Highlights/ Comments

A subsidiary of Turkish Airlines (largest airline in Turkey with >200 fleets), Turkish Technic (TTech) has opened a new MRO (Aircraft Maintenance, Repair and Overhaul) facility named HABOM, with an investment of US$550m (RM1.7bn) at Istanbul Sabiha Gokcen Airport (SAW).

Complementing the existing facility at Istanbul Atartuk Airport (IST), HABOM will increase TTech capacity for: 1) narrow body aircraft by 57%; 2) wide body aircraft by 43%; and 3) closed area capacity by 193%.

HABOM Capabilities:

1) 7,000 personnel;

2) 364,000 m² total hangar area;

3) Two hangars can handle 11 narrow and 3 wide body aircrafts simultaneously; and

4) Facilities for the maintenance of landing gear, avionics, cabin and other aircraft components.

The commencement of TTech MRO services at SAW signifies the growing importance of MAHB’s 60%-owned (40% newly acquired) SAW in Turkey. We expect Turkish Airlines to increase the air connectivity in SAW, given the better supports and facilities in SAW. Turkish is implementing dual hub strategy at IST and SAW. SAW is experiencing significant growth in passenger movement (CGAR of 29.5% for 2009-2013 and 37.2% yoy in 1Q14).

SAW is enjoying the harvest from incremental passenger tariff revenue as well as non-aeronautical income (commercial, rental and commercial) in line with the strong passenger growth. Note that SAW does not collect aircraft landing and parking charges.

On the local front, we gather that June traffic has shown growth improvement vs. May’s 2.1% yoy, as we believe is due to easing tension among China’s air travellers.

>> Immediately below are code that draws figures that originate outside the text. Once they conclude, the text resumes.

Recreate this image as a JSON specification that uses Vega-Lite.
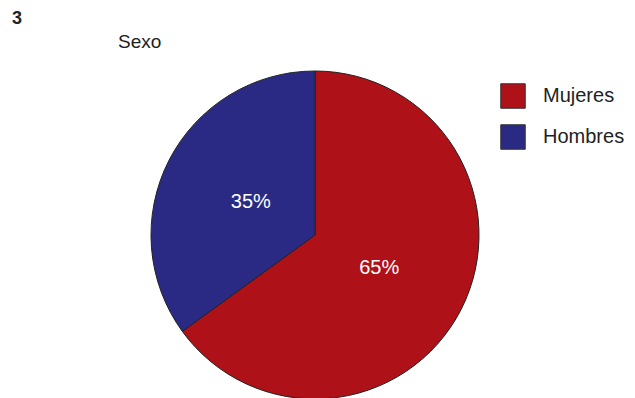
{
  "$schema": "https://vega.github.io/schema/vega-lite/v6.json",
  "padding": {"left": 0, "top": 10, "right": 5, "bottom": 0},
  "background": "white",
  "title": {"text": "3", "anchor": "start", "frame": "bounds", "dx": 12, "fontSize": 18, "fontWeight": "bold", "font": "Liberation Sans", "color": "#222222", "offset": 5},
  "spacing": 0,
  "vconcat": [
    {
      "width": 630,
      "height": 328,
      "title": {"text": "Sexo", "anchor": "start", "frame": "bounds", "dx": 118, "fontSize": 19, "fontWeight": "normal", "font": "Liberation Sans", "color": "#222222", "offset": 17},
      "data": {"values": [
        {"sexo": "Mujeres", "pct": 65, "label": "65%"},
        {"sexo": "Hombres", "pct": 35, "label": "35%"}
      ]},
      "encoding": {
        "theta": {"field": "pct", "type": "quantitative", "stack": true},
        "order": {"field": "pct", "sort": "descending"}
      },
      "layer": [
        {
          "mark": {"type": "arc", "stroke": "#222222", "strokeWidth": 1},
          "encoding": {
            "color": {
              "field": "sexo", "type": "nominal",
              "scale": {"domain": ["Mujeres", "Hombres"], "range": ["#AE1118", "#2A2A84"]},
              "legend": {
                "title": null, "orient": "none", "legendX": 500, "legendY": 12,
                "symbolType": "square", "symbolSize": 600, "symbolOpacity": 1,
                "symbolStrokeColor": "#333333", "symbolStrokeWidth": 1,
                "labelFont": "Liberation Sans", "labelFontSize": 20, "labelColor": "#222222",
                "labelOffset": 17, "rowPadding": 11
              }
            }
          }
        },
        {
          "mark": {"type": "text", "radius": 72, "fontSize": 20, "color": "white", "font": "Liberation Sans"},
          "encoding": {"text": {"field": "label", "type": "nominal"}}
        }
      ]
    }
  ],
  "config": {"view": {"stroke": null}}
}
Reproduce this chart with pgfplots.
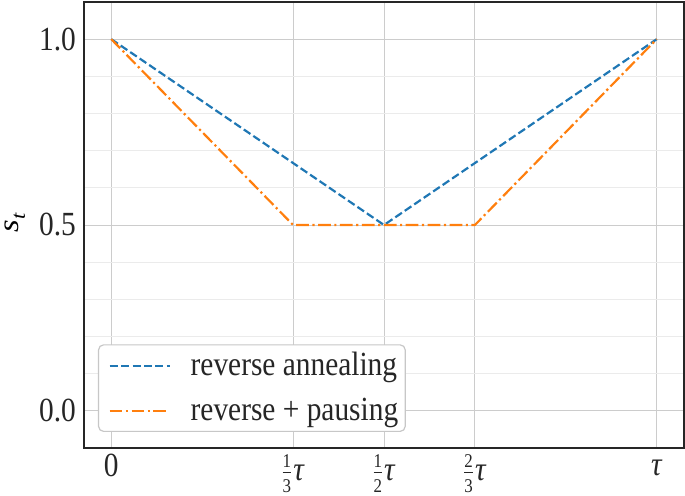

We are not overly concern on the potential capacity cut of the ailing MAS, given that other airlines (especially AirAsia Group) will likely takeover the capacity reduction of MAS.

Risks

World crisis (i.e. war, terrorism, political unrest and epidemic outbreak); Development of high speed train between Singapore and Kuala Lumpur; Major movement of airlines from KLIA to KLIA2.

Forecasts

Unchanged.

Rating

BUY

Positives – 1) Monopoly of airports operation in Malaysia (except Senai); 2) Main beneficiary of strong air traffic into Malaysia and VMY 2014, in line with government initiatives to boost tourism sector; 3) Unaffected by high jet fuel cost and RM depreciation; and 4) Potentially higher nonaeronautical revenue.

Negatives – 1) Low liquidity.

Valuation

Reiterate BUY recommendation with unchanged target price of RM10.55 based on SOP (including 60% stake in SAW).